大手メーカーでHDDや光ディスクの事業を手がける部門で業務に従事していた時のこと。「HDDには物理学や航空力学など、さまざまな知恵が入っている」ことを知った。その魅力に惹かれ、「自分の可能性を試したい」と、専業メーカーへの入社を決断した。
マーケティングは、「顧客の『なぜ?』を解決することが重要」と胆に銘じている。だから、「取り扱う製品について、分かりやすく、的確なメッセージをいかに広く訴求できるか」が決め手という。
もともとは、セールス担当者として日本シーゲイトに入社した。半年後、営業の立場から、アプリケーションにフォーカスしたHDDの新市場に参入するための大規模なプロジェクトを立案する。このプロジェクトを米国本社が認め、アジア全体で日本法人を支援する体制が整う。05年8月のことだ。結果は吉と出た。このことが、今も新規市場を開拓するマーケティング手法として最大限に生かされている。日本シーゲイトは、HDDメーカーとして業界で高い知名度を持つ。そのせいか、新たに開拓する市場の余地は小さいといえるだろう。しかし、「まだまだ開拓すべきところは多い」とみている。この自信に満ち溢れた言葉は、近いうちに形となって現れる見込みだ。
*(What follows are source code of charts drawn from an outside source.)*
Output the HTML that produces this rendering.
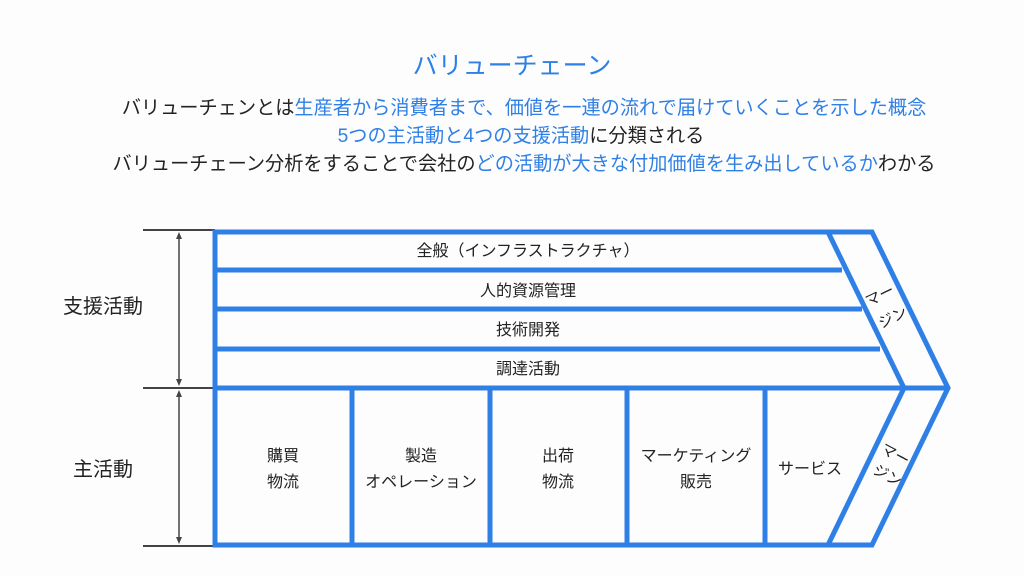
<!DOCTYPE html>
<html><head><meta charset="utf-8"><style>
body{margin:0;width:1024px;height:576px;background:#fdfdfe;font-family:"Liberation Sans","Noto Sans CJK JP",sans-serif;position:relative;overflow:hidden;color:#222}
.t{position:absolute;left:12px;width:1024px;text-align:center;white-space:nowrap}
.b{color:#2f80e6}
</style></head><body>
<div class="t b" style="top:46px;left:0;font-size:25px;">バリューチェーン</div>
<div class="t" style="top:92px;font-size:19.2px;">バリューチェンとは<span class="b">生産者から消費者まで、価値を一連の流れで届けていくことを示した概念</span></div>
<div class="t" style="top:120px;font-size:19.2px;left:9px"><span class="b">5つの主活動と4つの支援活動</span>に分類される</div>
<div class="t" style="top:148px;font-size:19.2px;">バリューチェーン分析をすることで会社の<span class="b">どの活動が大きな付加価値を生み出しているか</span>わかる</div>
<svg width="1024" height="576" style="position:absolute;left:0;top:0" font-family="Liberation Sans, Noto Sans CJK JP, sans-serif">
<g stroke="#444" stroke-width="2" fill="none">
<line x1="143" y1="230" x2="215" y2="230"/><line x1="143" y1="388" x2="215" y2="388"/><line x1="143" y1="546" x2="215" y2="546"/>
<line x1="179" y1="234" x2="179" y2="384" stroke-width="1.5"/><line x1="179" y1="392" x2="179" y2="542" stroke-width="1.5"/>
</g>
<g fill="#444"><path d="M179 232 l-3 7 h6z"/><path d="M179 386 l-3 -7 h6z"/><path d="M179 390 l-3 7 h6z"/><path d="M179 544 l-3 -7 h6z"/></g>
<g stroke="#2f80e6" stroke-width="5" fill="none" stroke-linejoin="miter">
<path d="M215 232 H872 L948 388 L872 545 H215 Z"/>
<line x1="215" y1="388" x2="948" y2="388"/>
<path d="M828 232 L904 388 L828 545"/>
<line x1="215" y1="270" x2="842" y2="270"/>
<line x1="215" y1="309" x2="862" y2="309"/>
<line x1="215" y1="349" x2="880" y2="349"/>
<line x1="352" y1="388" x2="352" y2="545"/>
<line x1="490" y1="388" x2="490" y2="545"/>
<line x1="627" y1="388" x2="627" y2="545"/>
<line x1="765" y1="388" x2="765" y2="545"/>
</g>
<g font-size="16" fill="#222" text-anchor="middle">
<text x="528" y="256">全般（インフラストラクチャ）</text>
<text x="528" y="296">人的資源管理</text>
<text x="528" y="335">技術開発</text>
<text x="528" y="374">調達活動</text>
<text x="283" y="461">購買</text><text x="283" y="487">物流</text>
<text x="421" y="461">製造</text><text x="421" y="487">オペレーション</text>
<text x="558" y="461">出荷</text><text x="558" y="487">物流</text>
<text x="696" y="461">マーケティング</text><text x="696" y="487">販売</text>
<text x="810" y="474">サービス</text>
</g>
<g font-size="20" fill="#222" text-anchor="middle">
<text x="103" y="313">支援活動</text>
<text x="103" y="476">主活動</text>
</g>
<g font-size="15" fill="#222" text-anchor="middle">
<text transform="translate(882,300) rotate(-26)">マー</text>
<text transform="translate(895,322) rotate(-26)">ジン</text>
<text transform="translate(893,459) rotate(28)">マー</text>
<text transform="translate(885,480) rotate(28)">ジン</text>
</g>
</svg>
</body></html>
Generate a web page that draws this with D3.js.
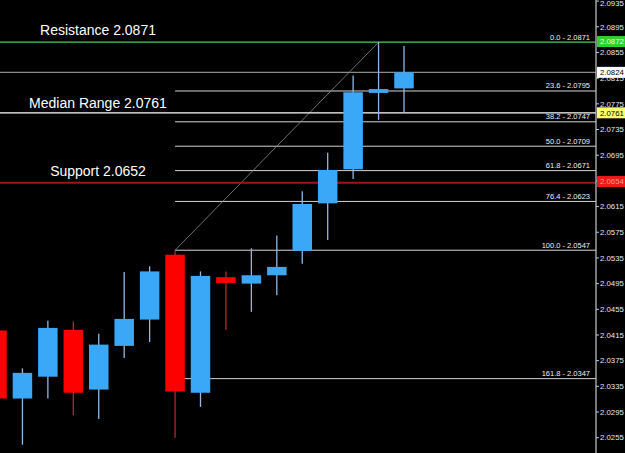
<!DOCTYPE html>
<html>
<head>
<meta charset="utf-8">
<script src="https://cdn.jsdelivr.net/npm/d3@7"></script>
<style>
  html, body { margin: 0; padding: 0; background: #000; }
  svg { display: block; }
  .lbl { font-family: Arial, "Liberation Sans", sans-serif; }
</style>
</head>
<body>
<svg id="chart" width="625" height="453"></svg>
<script>
const width = 625;
const height = 453;
const axis_x = 596; // right price axis

// candles, oldest first
const opens  = [2.0422, 2.0316, 2.0350, 2.0423, 2.0330, 2.0398, 2.0439, 2.0540, 2.0325, 2.0505, 2.0495, 2.0508, 2.0546, 2.0620, 2.0673, 2.0792, 2.0799];
const highs  = [2.0430, 2.0363, 2.0437, 2.0436, 2.0417, 2.0513, 2.0522, 2.0547, 2.0514, 2.0514, 2.0550, 2.0570, 2.0639, 2.0699, 2.0819, 2.0871, 2.0865];
const lows   = [2.0300, 2.0244, 2.0316, 2.0290, 2.0284, 2.0379, 2.0404, 2.0255, 2.0303, 2.0423, 2.0451, 2.0477, 2.0526, 2.0563, 2.0658, 2.0750, 2.0761];
const closes = [2.0316, 2.0356, 2.0426, 2.0325, 2.0400, 2.0440, 2.0514, 2.0327, 2.0507, 2.0496, 2.0508, 2.0521, 2.0619, 2.0672, 2.0793, 2.0798, 2.0824];

// fibonacci retracement, drawn from candle 7 to candle 15
const fibLevels = ["0.0", "23.6", "38.2", "50.0", "61.8", "76.4", "100.0", "161.8"];
const fibPrices = [2.0871, 2.0795, 2.0747, 2.0709, 2.0671, 2.0623, 2.0547, 2.0347];
const fibFrom = 7;
const fibTo = 15;

const priceTicks = [2.0935, 2.0895, 2.0855, 2.0815, 2.0775, 2.0735, 2.0695, 2.0655, 2.0615,
                    2.0575, 2.0535, 2.0495, 2.0455, 2.0415, 2.0375, 2.0335, 2.0295, 2.0255];

const levelNames  = ["Resistance", "Median Range", "Support"];
const levelPrices = [2.0871, 2.0761, 2.0652];

const bidPrice = 2.0824;
const tagPrices = [2.0872, 2.0824, 2.0761, 2.0654];
const tagFills  = ["#2fd12f", "#ffffff", "#ffff70", "#f01818"];
const tagTexts  = ["#eaffea", "#000000", "#000000", "#ff9a9a"];

const svg = d3.select("#chart");
svg.append("rect").attr("width", width).attr("height", height).attr("fill", "#000");

const x = d3.scaleLinear().domain([0, opens.length - 1]).range([-3, 404]);
const y = d3.scaleLinear().domain([2.0255, 2.0935]).range([437.7, 1.1]);
const bodyW = 19.5;

const plot = svg.append("g");

// bid line
plot.append("line")
    .attr("x1", 0).attr("x2", axis_x)
    .attr("y1", y(bidPrice)).attr("y2", y(bidPrice))
    .attr("stroke", "#8a8a8a").attr("stroke-width", 1.2);

// fib lines
const fibX0 = x(fibFrom);
fibPrices.forEach((p, i) => {
    if (i === 0) { return; }
    plot.append("line")
        .attr("x1", fibX0).attr("x2", axis_x)
        .attr("y1", y(p)).attr("y2", y(p))
        .attr("stroke", "#d4d4d4").attr("stroke-width", 1);
});

// trend line of the fib
plot.append("line")
    .attr("x1", fibX0).attr("y1", y(fibPrices[6]))
    .attr("x2", x(fibTo)).attr("y2", y(fibPrices[0]))
    .attr("stroke", "#8c8c8c").attr("stroke-width", 0.8);

// resistance / median / support lines
const levelColors = ["#4fcf4f", "#ffffff", "#a31414"];
const levelWidths = [1.3, 1.2, 2];
levelPrices.forEach((p, i) => {
    plot.append("line")
        .attr("x1", 0).attr("x2", axis_x)
        .attr("y1", y(p)).attr("y2", y(p))
        .attr("stroke", levelColors[i]).attr("stroke-width", levelWidths[i]);
});

// fib text
plot.selectAll(".fib-label")
    .data(fibLevels)
    .join("text")
    .classed("lbl", true)
    .attr("x", 590)
    .attr("y", (d, i) => y(fibPrices[i]) - 2.5)
    .attr("text-anchor", "end")
    .style("font-size", "7.5px")
    .style("fill", "#f0f0f0")
    .text((d, i) => d + " - " + fibPrices[i].toFixed(4));

// candles
const idx = d3.range(opens.length);
const up = i => closes[i] >= opens[i];

plot.selectAll(".wick")
    .data(idx)
    .join("line")
    .attr("x1", i => x(i)).attr("x2", i => x(i))
    .attr("y1", i => y(highs[i])).attr("y2", i => y(lows[i]))
    .attr("stroke", i => up(i) ? "#8fb8e6" : "#b22a2a")
    .attr("stroke-width", 1.3);

plot.selectAll(".body")
    .data(idx)
    .join("rect")
    .attr("x", i => x(i) - bodyW / 2)
    .attr("width", bodyW)
    .attr("y", i => y(Math.max(opens[i], closes[i])))
    .attr("height", i => Math.max(2, Math.abs(y(opens[i]) - y(closes[i]))))
    .attr("fill", i => up(i) ? "#3aa8f7" : "#ff0000");

// level captions
const captionY = [30.5, 103, 171];
const captionX = [98, 98, 98];
plot.selectAll(".caption")
    .data(levelNames)
    .join("text")
    .classed("lbl", true)
    .attr("x", (d, i) => captionX[i])
    .attr("y", (d, i) => captionY[i])
    .attr("dy", "0.35em")
    .attr("text-anchor", "middle")
    .style("font-size", "14px")
    .style("fill", "#ffffff")
    .text((d, i) => d + " " + levelPrices[i].toFixed(4));

// right axis
const axisG = svg.append("g");
axisG.append("rect")
    .attr("x", axis_x + 1).attr("y", 0)
    .attr("width", width - axis_x).attr("height", height)
    .attr("fill", "#000");
axisG.append("line")
    .attr("x1", axis_x).attr("x2", axis_x)
    .attr("y1", 0).attr("y2", height)
    .attr("stroke", "#c8c8c8").attr("stroke-width", 1.2);

axisG.selectAll(".tick-mark")
    .data(priceTicks)
    .join("line")
    .attr("x1", axis_x).attr("x2", axis_x + 3)
    .attr("y1", d => y(d)).attr("y2", d => y(d))
    .attr("stroke", "#c8c8c8");

axisG.selectAll(".tick-label")
    .data(priceTicks)
    .join("text")
    .classed("lbl", true)
    .attr("x", 600)
    .attr("y", d => Math.max(y(d), 3.5))
    .attr("dy", "0.35em")
    .style("font-size", "7.8px")
    .style("fill", "#e8e8e8")
    .text(d => d.toFixed(4));

// price tags
const tags = axisG.selectAll(".tag")
    .data(tagPrices)
    .join("g")
    .attr("transform", d => "translate(" + (axis_x + 1) + "," + y(d) + ")");

tags.append("rect")
    .attr("x", 0).attr("y", -5.5)
    .attr("width", width - axis_x).attr("height", 11)
    .attr("fill", (d, i) => tagFills[i]);

tags.append("text")
    .classed("lbl", true)
    .attr("x", 3)
    .attr("dy", "0.35em")
    .style("font-size", "7.8px")
    .style("fill", (d, i) => tagTexts[i])
    .text(d => d.toFixed(4));
</script>
</body>
</html>
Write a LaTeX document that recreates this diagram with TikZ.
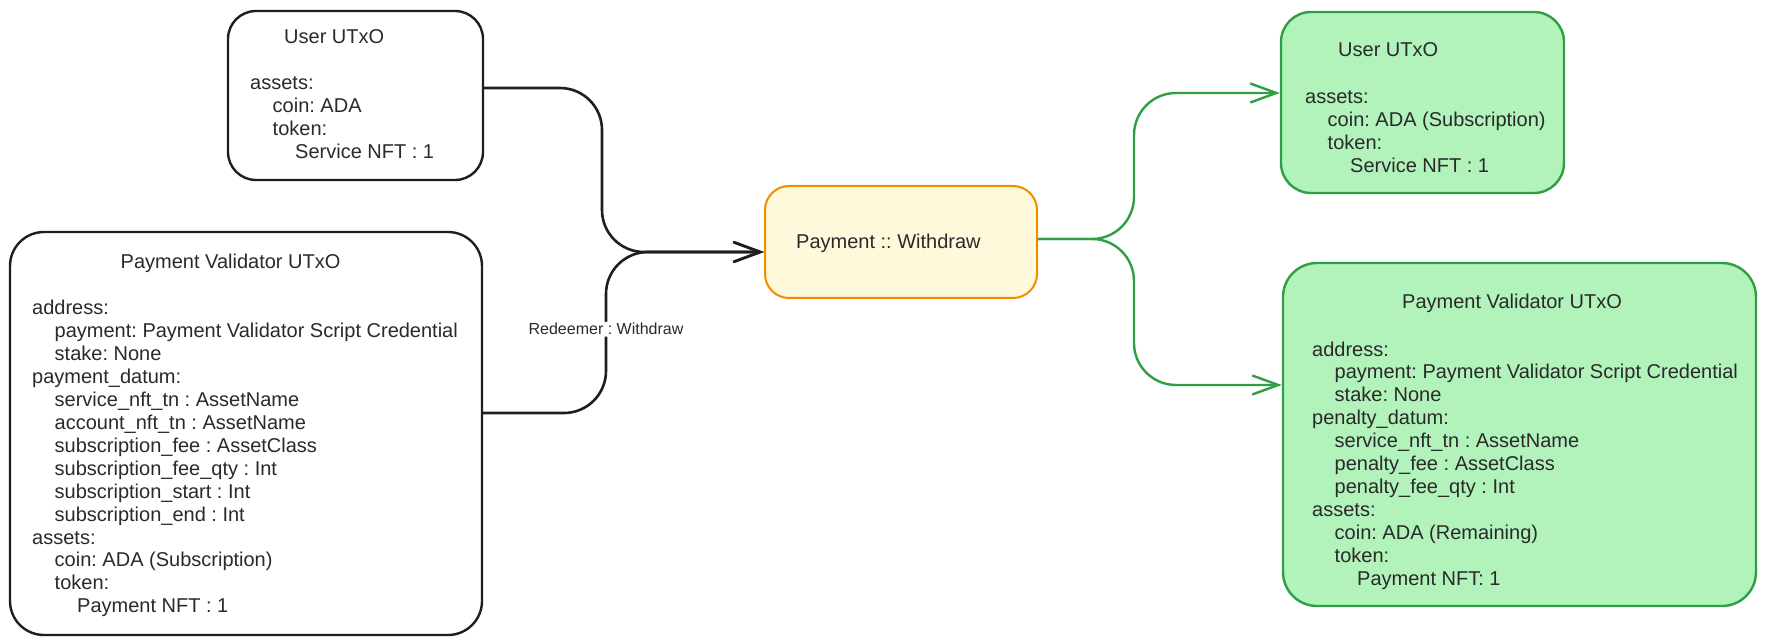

IT関連の調査会社への入社が、彼女がIT業界の道を辿ることになったきっかけとなった。それまでは、経済コメンテータの事務所や音楽教室のピアノ講師などを務めた。「音大出身だから、普通は音楽関連の業界ですよね」と笑う。実際、幼い頃からその道を歩むと思っていた。しかし、「父がエンジニアだったので、技術的なことが好きだったのかも」。IT業界へは、進むべくして進んだのだ。さまざまな業界で積んだ経験は、これからもマーケティング活動に生き続けるに違いない。(文中敬称略)
取材・文/佐相彰彦
写真/ミワタダシ
プロフィール
飯田 容子
(いいだ ようこ) 1963年、東京都生まれ。86年3月、東京音楽大学卒業。その後は海外留学やテレビコメンテータの事務所、音楽教室のピアノ講師などを経験する。97年以降、IT関連の外資系調査会社やベンチャー企業、国内の大手メーカーなどを経て、04年8月に日本シーゲイトに入社し、セールスを担当。07年1月、シニアマネージャーとして、チャネル/OEMセールスとマーケティングを兼務する。08年1月、マーケティングシニアマネージャーに就任。現在に至る。